In these last sentiments, the audience can discern echoes of how Yoko Ono was functionally silenced and reduced to a Beatles consort in her husband’s lifetime by popular opinion. But just as striking is that the local resonances of this contemporary version of "Give Peace a Chance" are staunchly in line with the Fondation Phi’s mandate of making international art trends—in this case, a global peace initiative—accessible and relevant to Montreal audiences. In making a territorial acknowledgment as she took the stage, in her almost entirely French lyrics and stage banter throughout the set, and in the team-written lyrics of the "Give Peace a Chance" sing-along at the end, Arsenault’s performance was in tune with place, politics, and history.

Bed-In participant Timothy Leary’s catch phrase of “turn on, tune in, drop out” came to embody the spirit of ‘60s music and art counterculture. This spirit of simplicity and of being present in the moment was echoed in the 1969 lyrics, which moved to banish thinking in “ -isms” in ways that today can read as anti-political, or at the very least seem to dispense with detailed political analysis, and certainly to dismiss government institutions. Whether this paring down is a stroke of profundity or naïve idealism is debatable. One can vacillate between utopian visions and the brink of despair, as Arsenault does, and rages about. But though the emotional tone and political specificity of the reimagined lyrics are a significant departure from the light-hearted mockery and banter of the original, the slightly reworked chorus maintains the simple plea that begins with “all we are saying.” DONZELLE and friends staged a call-and-response interactive refrain that asked for everybody to just plain give each other a chance. Like the call of Ono’s solo work, this call can’t be answered without audience participation. Styled with swear words that added emphasis and urgency while proclaiming a contemporary countercultural identity through the comparatively new, politically rich genre of hip-hop, the newly imagined lyrics and the show as a whole promote a vision of world peace that revolves around central notes of empathy and solidarity, with victims of racism, xenophobia, and discrimination. It’s a shared struggle, says Arsenault; we all play a part.

Shirin Radjavi
Fondation Phi pour l’art contemporain

Photos: Shirin Radjavi and Marc-Olivier Bécotte

Note: In a correspondence with the author after the article’s completion, Roxanne Arsenault revealed that the initial lineup for the peace anthem remake included Black trans rappers Lucas Charlie Rose and Backxwash, both of whom unfortunately had to cancel before the performance.

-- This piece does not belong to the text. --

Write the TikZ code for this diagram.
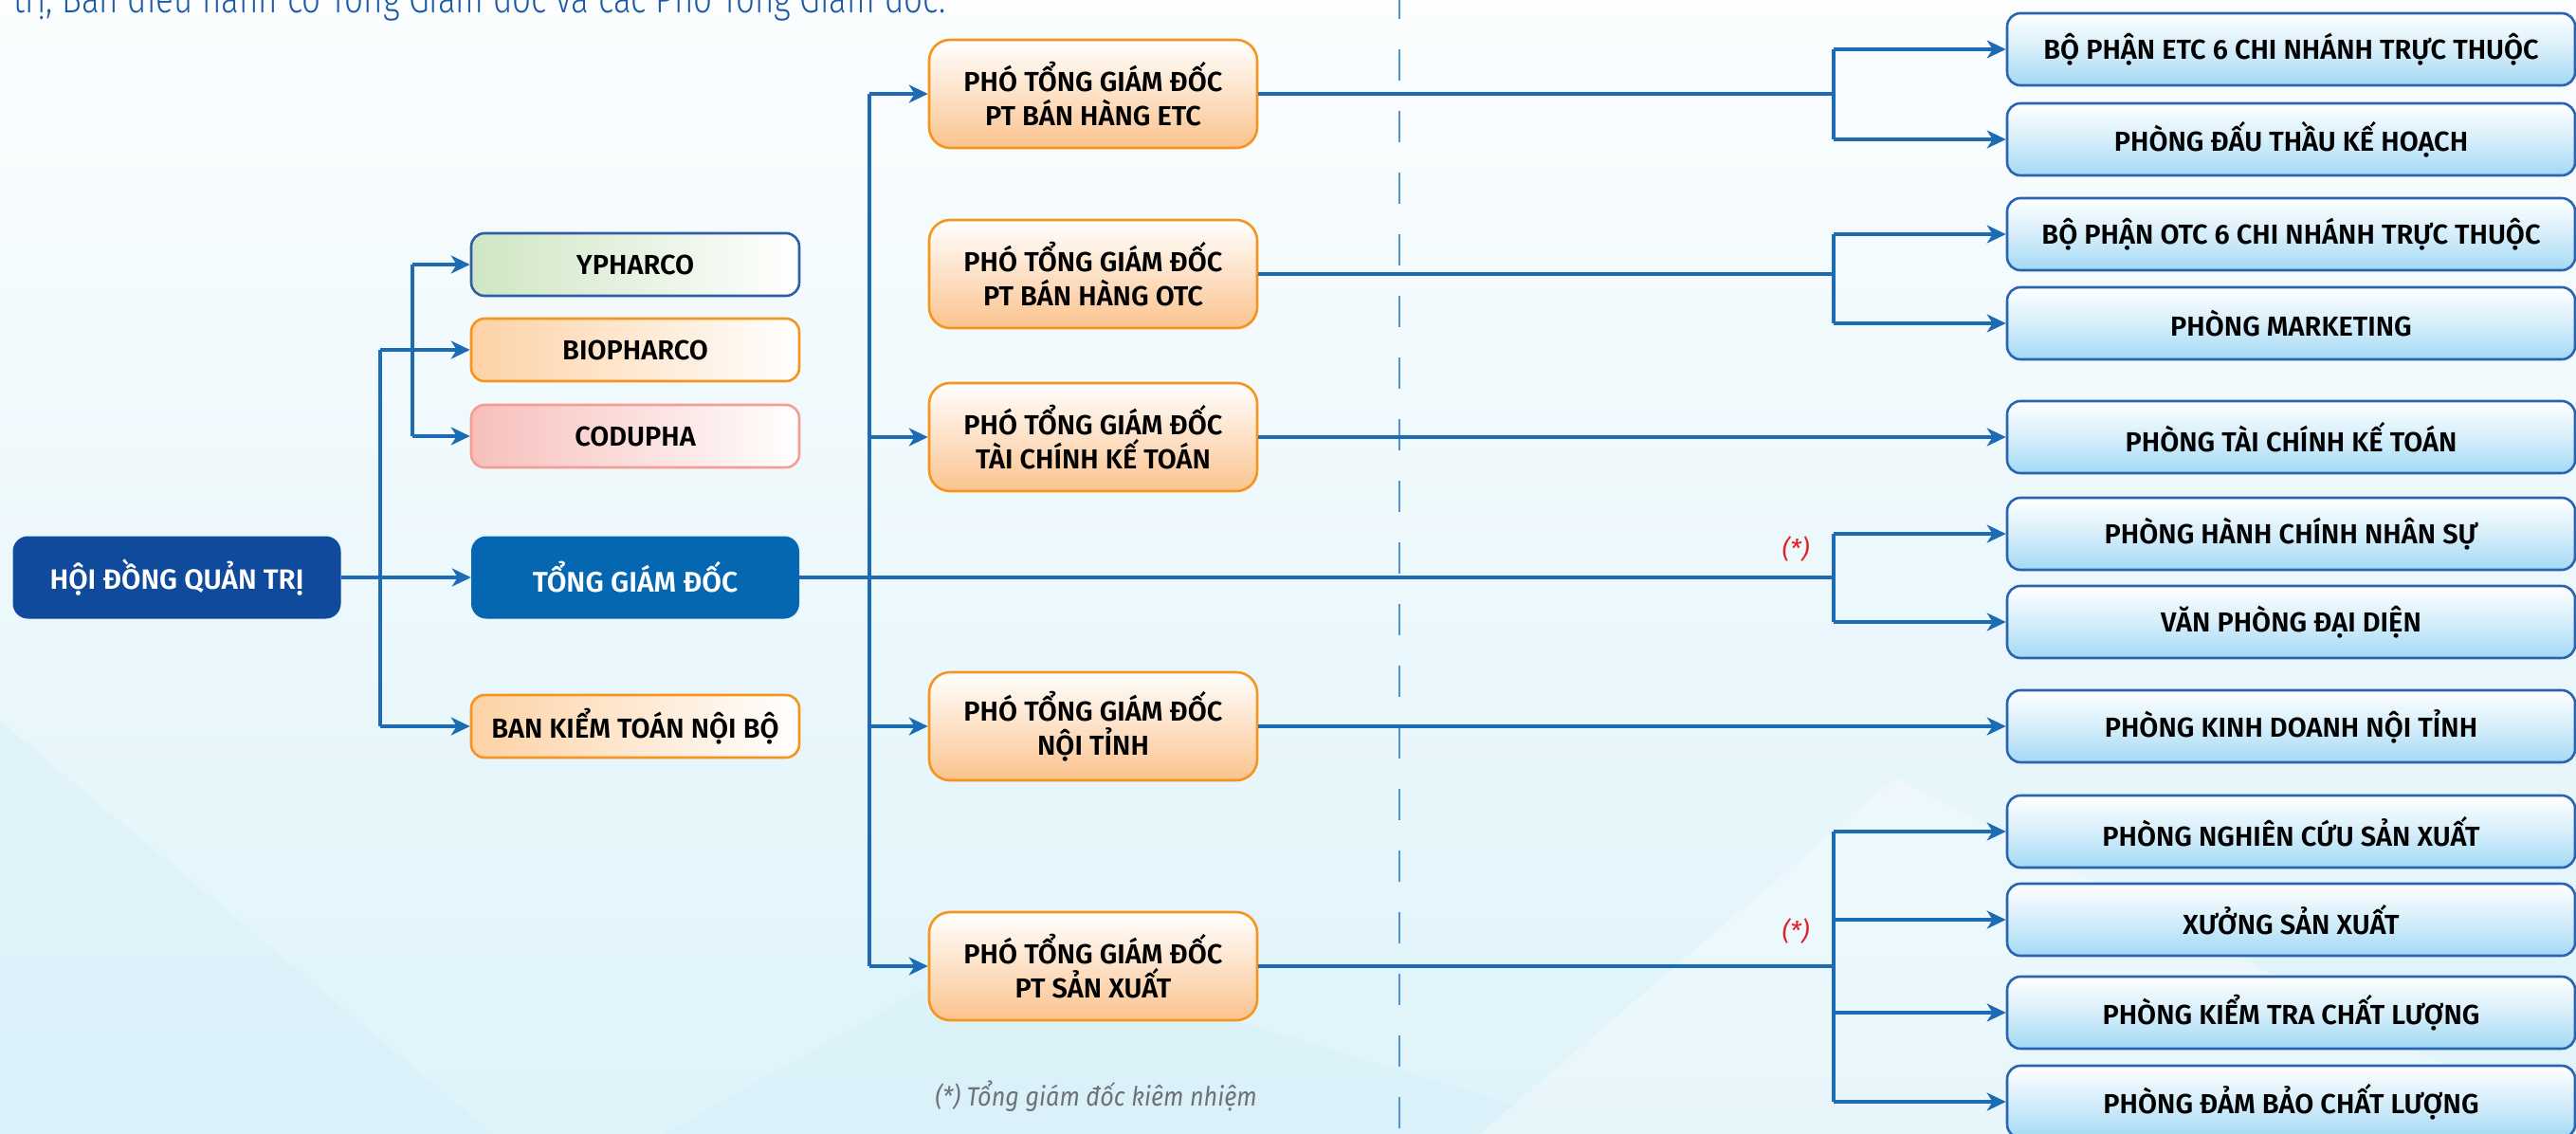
\documentclass[tikz,border=0pt]{standalone}
\usepackage{fontspec}
\setmainfont{Fira Sans}[BoldFont={Fira Sans SemiBold},ItalicFont={Fira Sans Italic},BoldItalicFont={Fira Sans SemiBold Italic}]
\newfontfamily\lightfont{Fira Sans Light}[FakeStretch=0.82]
\newfontfamily\notefont{Fira Sans}[FakeStretch=0.9]
\usetikzlibrary{arrows.meta}
\definecolor{linec}{HTML}{1B6CB4}
\definecolor{dashc}{HTML}{4F93D2}
\definecolor{navy}{HTML}{0F4A9C}
\definecolor{tgdc}{HTML}{0567B2}
\definecolor{orgb}{HTML}{F7941D}
\definecolor{orgf}{HTML}{FBC38E}
\definecolor{orgl}{HTML}{FDD2A5}
\definecolor{grnf}{HTML}{CFE6C4}
\definecolor{grnb}{HTML}{2E5EA8}
\definecolor{pnkf}{HTML}{F7BFBB}
\definecolor{pnkb}{HTML}{F59D95}
\definecolor{bluf}{HTML}{A3D9F5}
\definecolor{blub}{HTML}{2A64B0}
\definecolor{redc}{HTML}{E31E24}
\definecolor{grayc}{HTML}{6D7278}
\definecolor{introc}{HTML}{1C5AA6}
\definecolor{bgtop}{HTML}{FBFDFE}
\definecolor{bgbot}{HTML}{DEF3FA}
\definecolor{bgsh}{HTML}{D3EEF8}
\begin{document}
\begin{tikzpicture}[x=1pt,y=-1pt,
  conn/.style={draw=linec,line width=3.2pt},
  arr/.style={conn,-{Stealth[length=20pt,width=19pt,inset=6pt]}},
  lbox/.style={rectangle,rounded corners=14pt,line width=2.6pt,minimum width=346pt,minimum height=66pt,inner sep=0pt,
     font=\bfseries\fontsize{29}{34}\selectfont,text=black,right color=white},
  dbox/.style={rectangle,rounded corners=16pt,minimum width=346pt,minimum height=87pt,inner sep=0pt,
     font=\bfseries\fontsize{29.5}{34}\selectfont,text=white},
  mbox/.style={rectangle,rounded corners=22pt,line width=2.6pt,draw=orgb,top color=white,bottom color=orgf,
     minimum width=346pt,minimum height=114pt,inner sep=0pt,align=center,
     font=\bfseries\fontsize{29}{36}\selectfont,text=black},
  rbox/.style={rectangle,rounded corners=14pt,line width=2.6pt,draw=blub,top color=white,bottom color=bluf,
     middle color=white!55!bluf,
     minimum width=599pt,minimum height=76pt,inner sep=0pt,
     font=\bfseries\fontsize{29}{34}\selectfont,text=black},
  star/.style={text=redc,font=\itshape\fontsize{27}{30}\selectfont,inner sep=0pt}
]
\useasboundingbox (0,0) rectangle (2717,1196);
\clip (0,0) rectangle (2717,1196);
% background
\fill[top color=bgtop,bottom color=bgbot] (0,0) rectangle (2717,1196);
\fill[bgsh,opacity=0.35] (0,760) -- (520,1196) -- (0,1196) -- cycle;
\fill[bgsh,opacity=0.3] (700,1196) -- (1050,1000) -- (1700,1196) -- cycle;
\fill[white,opacity=0.3] (1560,1196) -- (2000,820) -- (2717,1196) -- cycle;

% intro text (clipped at top)
\node[anchor=base west,inner sep=0pt,text=introc,font=\lightfont\fontsize{42.5}{46}\selectfont] (intro) at (14,14)
  {trị, Ban điều hành có Tổng Giám đốc và các Phó Tổng Giám đốc.};

% dashed divider
\coordinate (dtop) at (1476,-13);
\coordinate (dbot) at (1476,1196);
\draw[dashc,line width=2pt,dash pattern=on 33pt off 32pt] (dtop) -- (dbot);

% left column
\node[dbox,fill=navy] (hdqt) at (186.5,609) {HỘI ĐỒNG QUẢN TRỊ};
\node[lbox,draw=grnb,left color=grnf] (yph) at (670,279) {YPHARCO};
\node[lbox,draw=orgb,left color=orgl] (bio) at (670,369) {BIOPHARCO};
\node[lbox,draw=pnkb,left color=pnkf] (cod) at (670,460) {CODUPHA};
\node[dbox,fill=tgdc,font=\bfseries\fontsize{30}{34}\selectfont] (tgd) at (670,609) {TỔNG GIÁM ĐỐC};
\node[lbox,draw=orgb,left color=orgl] (bkt) at (670,766) {BAN KIỂM TOÁN NỘI BỘ};

% middle column
\node[mbox] (m1) at (1153,99) {PHÓ TỔNG GIÁM ĐỐC\\PT BÁN HÀNG ETC};
\node[mbox] (m2) at (1153,289) {PHÓ TỔNG GIÁM ĐỐC\\PT BÁN HÀNG OTC};
\node[mbox] (m3) at (1153,461) {PHÓ TỔNG GIÁM ĐỐC\\TÀI CHÍNH KẾ TOÁN};
\node[mbox] (m4) at (1153,766) {PHÓ TỔNG GIÁM ĐỐC\\NỘI TỈNH};
\node[mbox] (m5) at (1153,1019) {PHÓ TỔNG GIÁM ĐỐC\\PT SẢN XUẤT};

% right column
\node[rbox] (r1) at (2416.5,52) {BỘ PHẬN ETC 6 CHI NHÁNH TRỰC THUỘC};
\node[rbox] (r2) at (2416.5,147) {PHÒNG ĐẤU THẦU KẾ HOẠCH};
\node[rbox] (r3) at (2416.5,247) {BỘ PHẬN OTC 6 CHI NHÁNH TRỰC THUỘC};
\node[rbox] (r4) at (2416.5,341) {PHÒNG MARKETING};
\node[rbox] (r5) at (2416.5,461) {PHÒNG TÀI CHÍNH KẾ TOÁN};
\node[rbox] (r6) at (2416.5,563) {PHÒNG HÀNH CHÍNH NHÂN SỰ};
\node[rbox] (r7) at (2416.5,656) {VĂN PHÒNG ĐẠI DIỆN};
\node[rbox] (r8) at (2416.5,766) {PHÒNG KINH DOANH NỘI TỈNH};
\node[rbox] (r9) at (2416.5,877) {PHÒNG NGHIÊN CỨU SẢN XUẤT};
\node[rbox] (r10) at (2416.5,970) {XƯỞNG SẢN XUẤT};
\node[rbox] (r11) at (2416.5,1068) {PHÒNG KIỂM TRA CHẤT LƯỢNG};
\node[rbox] (r12) at (2416.5,1162) {PHÒNG ĐẢM BẢO CHẤT LƯỢNG};

% bus coordinates
\coordinate (bx1) at (401,0);
\coordinate (bx2) at (435,0);
\coordinate (bx3) at (917,0);
\coordinate (bx4) at (1934,0);

% left connectors
\draw[conn] (bx1 |- bio.west) -- (bx1 |- bkt.west);
\draw[arr] (bx1 |- bio.west) -- (bio.west);
\draw[arr] (bx1 |- bkt.west) -- (bkt.west);
\draw[arr] (hdqt.east) -- (tgd.west);
\draw[conn] (bx2 |- yph.west) -- (bx2 |- cod.west);
\draw[arr] (bx2 |- yph.west) -- (yph.west);
\draw[arr] (bx2 |- cod.west) -- (cod.west);

% middle trunk
\draw[conn] (bx3 |- m1.west) -- (bx3 |- m5.west);
\draw[arr] (bx3 |- m1.west) -- (m1.west);
\draw[arr] (bx3 |- m3.west) -- (m3.west);
\draw[arr] (bx3 |- m4.west) -- (m4.west);
\draw[arr] (bx3 |- m5.west) -- (m5.west);

% right connectors
\draw[conn] (m1.east) -- (bx4 |- m1.east);
\draw[conn] (bx4 |- r1.west) -- (bx4 |- r2.west);
\draw[arr] (bx4 |- r1.west) -- (r1.west);
\draw[arr] (bx4 |- r2.west) -- (r2.west);

\draw[conn] (m2.east) -- (bx4 |- m2.east);
\draw[conn] (bx4 |- r3.west) -- (bx4 |- r4.west);
\draw[arr] (bx4 |- r3.west) -- (r3.west);
\draw[arr] (bx4 |- r4.west) -- (r4.west);

\draw[arr] (m3.east) -- (r5.west);

\draw[conn] (tgd.east) -- (bx4 |- tgd.east);
\draw[conn] (bx4 |- r6.west) -- (bx4 |- r7.west);
\draw[arr] (bx4 |- r6.west) -- (r6.west);
\draw[arr] (bx4 |- r7.west) -- (r7.west);

\draw[arr] (m4.east) -- (r8.west);

\draw[conn] (m5.east) -- (bx4 |- m5.east);
\draw[conn] (bx4 |- r9.west) -- (bx4 |- r12.west);
\draw[arr] (bx4 |- r9.west) -- (r9.west);
\draw[arr] (bx4 |- r10.west) -- (r10.west);
\draw[arr] (bx4 |- r11.west) -- (r11.west);
\draw[arr] (bx4 |- r12.west) -- (r12.west);

% labels
\node[star] (s1) at (1894,579) {(*)};
\node[star] (s2) at (1894,982) {(*)};
\node[text=grayc,font=\notefont\itshape\fontsize{28}{32}\selectfont,inner sep=0pt] (note) at (1156,1156)
  {(*) Tổng giám đốc kiêm nhiệm};
\end{tikzpicture}
\end{document}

[1] Norman, Philip (2008). John Lennon: The Life. Doubleday Canada. p. 608.
[2] Songwriting credit for “Imagine” was similarly revised in 2017, when the co-credit went from McCartney to Ono. Lennon said shortly before his death in 1980 that when he wrote “Imagine,” he was “a bit more selfish, a bit more macho,” and that he “sort of omitted to mention her contribution. But it was right out of Grapefruit, her book.” Shea, Christopher D. (October 10, 2018). "Yoko Ono: ‘Imagine’.” The Guardian. Retrieved July 11, 2019. https://www.theguardian.com/culture/2018/oct/10/yoko-ono-john-lennon-imagine-warzone.
Internet sources deem it probable that Lillian Piché Shirt, a Cree woman living in Alberta, contributed to the couple’s songwriting process for “Imagine” when they saw coverage of her protest in the Montreal Gazette during their stay at the Queen Elizabeth Hotel. McMaster, Geoff. (December 7, 2018). “Was John Lennon’s ‘Imagine’ inspired by an Alberta Cree grandmother?.” Folio. Retrieved July 11, 2019. https://www.folio.ca/was-john-lennons-imagine-inspired-by-an-alberta-cree-grandmother/.
[3] See, for example, DONZELLE’s website, with its suggestively cut peach, framed by gold bling and an immaculate long-taloned manicure—a feminine iconography tied to club culture, hip-hop, and porn.
[4] I have chosen the language of women, feminine sexuality, and feminized genitalia rather than the binary “female,” in order to create space for trans and non-binary bodies in a discussion framed by second and third wave feminisms that don’t always do so.